Inside Walls of the NE Cut, 1969

“With night drawing near, I lingered in the Negative. I picked up a fragment from the debris in the midst of the tear. It was a remarkable object or assemblage of objects. Ancient, yet fragile, terribly fragile. Its shape, almost pyramidal; its size no bigger than the palm of my hand; its colors multiple. Pink, rose, brown, amber, umber, lavender, rust, red, yellow, orange, black, white, and charcoal – pebbles and crystals held together by sand strong enough to withstand the shifting winds of time and weak enough to crumble when touched. It would be hard to imagine a more intricate or more successful work of art.”


East Wall of the SW Cut, 1970

“Lost in reflection, the silence that surrounded me was suddenly shattered. At first, I thought a violent desert storm had erupted. The walls of the rift shook. Sand, stones, and gravel slid to the bottom of the Negative and beyond to the canyon far below. Startled, I turned toward the distant mountains. Framed by the trembling walls of Double Negative, I caught a fleeting glimpse of two fighter bombers in mock combat, disappearing over the horizon. As the deafening noise of the planes waned, Heizer’s words echoed in my ears. ‘We live in a schizophrenic period. We’re living in a world that’s technological and primordial simultaneously. I guess the idea is to make art that reflects this premise.’”


Two views of Double Negative from 2007

Wednesday, May 13, 2009

SHOW DOWN


I've had visions of myself as a man on this road trip. The one who drives, gets the gas, farts and burps. And it never felt right, I'm not really up for three weeks of burping and farting and I have a feeling that you would never have agreed to take a road trip with me much less do it again had I decided upon to do this as a three week performance. 

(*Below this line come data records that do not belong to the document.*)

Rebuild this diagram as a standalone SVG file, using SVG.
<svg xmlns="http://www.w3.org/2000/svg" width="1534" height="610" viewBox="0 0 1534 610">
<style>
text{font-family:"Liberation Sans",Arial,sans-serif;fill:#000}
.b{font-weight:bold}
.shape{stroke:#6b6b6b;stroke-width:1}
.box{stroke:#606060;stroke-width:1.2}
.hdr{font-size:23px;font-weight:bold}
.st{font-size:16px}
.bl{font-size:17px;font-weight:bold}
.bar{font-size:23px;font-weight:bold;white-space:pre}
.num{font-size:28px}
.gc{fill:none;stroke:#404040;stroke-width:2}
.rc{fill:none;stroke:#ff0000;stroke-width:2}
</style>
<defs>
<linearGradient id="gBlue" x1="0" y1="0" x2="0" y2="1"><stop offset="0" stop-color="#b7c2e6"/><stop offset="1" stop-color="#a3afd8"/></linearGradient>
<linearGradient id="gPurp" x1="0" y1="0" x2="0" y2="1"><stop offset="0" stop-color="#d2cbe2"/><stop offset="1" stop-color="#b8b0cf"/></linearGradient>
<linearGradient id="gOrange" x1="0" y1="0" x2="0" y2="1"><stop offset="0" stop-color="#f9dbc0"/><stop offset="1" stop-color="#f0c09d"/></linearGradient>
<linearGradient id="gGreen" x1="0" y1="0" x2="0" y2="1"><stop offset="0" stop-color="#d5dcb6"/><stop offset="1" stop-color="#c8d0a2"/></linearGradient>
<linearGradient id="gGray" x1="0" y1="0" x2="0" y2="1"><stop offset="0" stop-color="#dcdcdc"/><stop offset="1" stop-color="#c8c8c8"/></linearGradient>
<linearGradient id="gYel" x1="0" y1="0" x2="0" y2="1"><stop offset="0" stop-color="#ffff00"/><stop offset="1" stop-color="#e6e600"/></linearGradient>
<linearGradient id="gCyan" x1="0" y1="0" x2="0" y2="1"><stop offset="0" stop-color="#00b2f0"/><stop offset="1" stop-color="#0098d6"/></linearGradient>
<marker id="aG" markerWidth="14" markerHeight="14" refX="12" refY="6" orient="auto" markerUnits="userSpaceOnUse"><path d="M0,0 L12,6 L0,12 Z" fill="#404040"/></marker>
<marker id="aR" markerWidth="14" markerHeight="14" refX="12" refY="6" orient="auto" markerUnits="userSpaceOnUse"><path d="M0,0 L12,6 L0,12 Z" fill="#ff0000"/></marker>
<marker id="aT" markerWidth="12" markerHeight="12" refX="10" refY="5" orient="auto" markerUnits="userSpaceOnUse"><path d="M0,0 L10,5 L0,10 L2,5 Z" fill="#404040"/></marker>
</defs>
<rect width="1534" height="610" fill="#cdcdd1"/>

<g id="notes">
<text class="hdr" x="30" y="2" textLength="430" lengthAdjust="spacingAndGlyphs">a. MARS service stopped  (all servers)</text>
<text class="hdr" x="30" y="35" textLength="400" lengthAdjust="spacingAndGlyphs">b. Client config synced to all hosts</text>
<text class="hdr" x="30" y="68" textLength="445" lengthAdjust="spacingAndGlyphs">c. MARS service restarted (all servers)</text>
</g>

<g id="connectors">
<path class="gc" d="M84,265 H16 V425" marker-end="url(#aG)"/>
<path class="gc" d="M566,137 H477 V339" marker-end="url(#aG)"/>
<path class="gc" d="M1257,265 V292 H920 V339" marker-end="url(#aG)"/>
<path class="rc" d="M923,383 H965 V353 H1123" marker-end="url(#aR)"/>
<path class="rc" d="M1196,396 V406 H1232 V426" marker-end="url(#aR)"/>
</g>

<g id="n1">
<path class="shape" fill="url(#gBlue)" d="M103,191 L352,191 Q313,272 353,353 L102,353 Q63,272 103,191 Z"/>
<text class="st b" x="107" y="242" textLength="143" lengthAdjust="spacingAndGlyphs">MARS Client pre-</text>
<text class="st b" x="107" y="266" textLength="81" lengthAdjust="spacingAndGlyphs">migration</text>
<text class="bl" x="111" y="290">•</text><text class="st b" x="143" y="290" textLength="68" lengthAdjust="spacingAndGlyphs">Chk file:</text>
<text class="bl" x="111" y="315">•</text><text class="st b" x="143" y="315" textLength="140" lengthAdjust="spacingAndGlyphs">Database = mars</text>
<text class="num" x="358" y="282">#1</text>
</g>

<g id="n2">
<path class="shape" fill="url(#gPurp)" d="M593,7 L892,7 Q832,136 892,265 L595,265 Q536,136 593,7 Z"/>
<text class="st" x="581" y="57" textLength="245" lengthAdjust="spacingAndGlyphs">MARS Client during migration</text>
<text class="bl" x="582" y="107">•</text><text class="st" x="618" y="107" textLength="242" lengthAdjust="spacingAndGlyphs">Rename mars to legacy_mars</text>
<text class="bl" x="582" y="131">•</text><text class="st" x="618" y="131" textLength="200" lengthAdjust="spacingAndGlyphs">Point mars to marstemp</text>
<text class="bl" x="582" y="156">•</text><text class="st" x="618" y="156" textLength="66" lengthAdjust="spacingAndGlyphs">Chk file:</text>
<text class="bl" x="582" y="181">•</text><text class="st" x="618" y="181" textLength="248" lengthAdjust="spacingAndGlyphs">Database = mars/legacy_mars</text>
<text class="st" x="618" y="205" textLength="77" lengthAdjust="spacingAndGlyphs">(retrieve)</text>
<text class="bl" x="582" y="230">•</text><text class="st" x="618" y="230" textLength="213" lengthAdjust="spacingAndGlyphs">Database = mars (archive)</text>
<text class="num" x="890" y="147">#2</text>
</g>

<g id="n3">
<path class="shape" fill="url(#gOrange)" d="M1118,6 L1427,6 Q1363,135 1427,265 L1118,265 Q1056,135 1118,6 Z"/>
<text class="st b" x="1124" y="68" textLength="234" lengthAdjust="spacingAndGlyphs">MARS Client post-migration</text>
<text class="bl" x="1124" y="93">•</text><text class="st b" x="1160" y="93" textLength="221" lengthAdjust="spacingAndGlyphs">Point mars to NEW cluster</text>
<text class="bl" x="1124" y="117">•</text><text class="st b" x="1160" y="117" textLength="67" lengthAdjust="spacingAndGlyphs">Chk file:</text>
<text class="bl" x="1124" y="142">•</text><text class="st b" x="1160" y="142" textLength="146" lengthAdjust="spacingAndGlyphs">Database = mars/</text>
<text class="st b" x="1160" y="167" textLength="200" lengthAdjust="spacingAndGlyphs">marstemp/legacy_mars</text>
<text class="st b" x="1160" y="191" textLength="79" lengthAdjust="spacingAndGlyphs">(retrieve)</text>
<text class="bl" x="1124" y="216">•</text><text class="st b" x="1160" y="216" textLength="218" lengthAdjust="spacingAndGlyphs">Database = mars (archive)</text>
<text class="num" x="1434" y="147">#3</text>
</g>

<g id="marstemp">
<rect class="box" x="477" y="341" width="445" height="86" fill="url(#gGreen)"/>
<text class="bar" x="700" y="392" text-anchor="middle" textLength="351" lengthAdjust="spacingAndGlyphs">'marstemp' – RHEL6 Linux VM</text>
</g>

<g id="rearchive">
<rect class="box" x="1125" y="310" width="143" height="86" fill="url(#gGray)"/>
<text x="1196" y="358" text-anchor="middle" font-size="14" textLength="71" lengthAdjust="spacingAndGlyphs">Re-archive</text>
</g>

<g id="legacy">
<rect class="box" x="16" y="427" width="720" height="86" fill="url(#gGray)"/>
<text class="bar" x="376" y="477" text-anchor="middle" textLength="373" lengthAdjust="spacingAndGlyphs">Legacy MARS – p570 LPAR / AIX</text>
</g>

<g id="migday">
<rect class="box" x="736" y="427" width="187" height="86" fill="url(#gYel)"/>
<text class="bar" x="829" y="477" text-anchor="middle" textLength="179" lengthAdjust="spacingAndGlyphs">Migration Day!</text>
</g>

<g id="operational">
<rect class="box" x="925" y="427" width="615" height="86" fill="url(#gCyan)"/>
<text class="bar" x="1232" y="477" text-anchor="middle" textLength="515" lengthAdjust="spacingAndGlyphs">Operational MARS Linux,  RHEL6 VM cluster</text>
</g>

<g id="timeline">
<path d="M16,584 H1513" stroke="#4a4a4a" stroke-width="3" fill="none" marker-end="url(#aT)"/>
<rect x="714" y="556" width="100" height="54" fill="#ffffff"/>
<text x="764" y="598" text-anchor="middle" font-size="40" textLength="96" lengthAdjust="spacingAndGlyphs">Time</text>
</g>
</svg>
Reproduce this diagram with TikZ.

Then I thought of myself creating these artists alter egos, perhaps giving tours of Heizer's, City or Turrell's, Roten Crater. And I may still do something like this (even if it is just for you, consider it a private tour) - BUT - I kept seeing Heizer and Turrell as these cowboys in all their photo shoots. 

And could not help but think of Richard Prince 
(flash back to road trip no. 001.) I believe that show was at the Walker? But the main idea here is the parallels between what Prince was doing in his photographs and how I feel it relates to these earthworks and these celeb. artist and (I won't come close to denying my obsessions as a fan of either celebs or artists). Combined with the history of western landscape painting as propaganda. I'm in love! And somehow all these things start clicking together even if they are in my own minds map of images and general understandings. SO - I needed to purchase boots and a hat before my departure. Jacinda, I hope you can spot me, I'm planning on full gear the first day. I have yet to decide if it will be the dirty cowboy look or a cross between Tammy Faye meets boots and fringe. I love fringe!! (Misha Barton in boots with fringe.)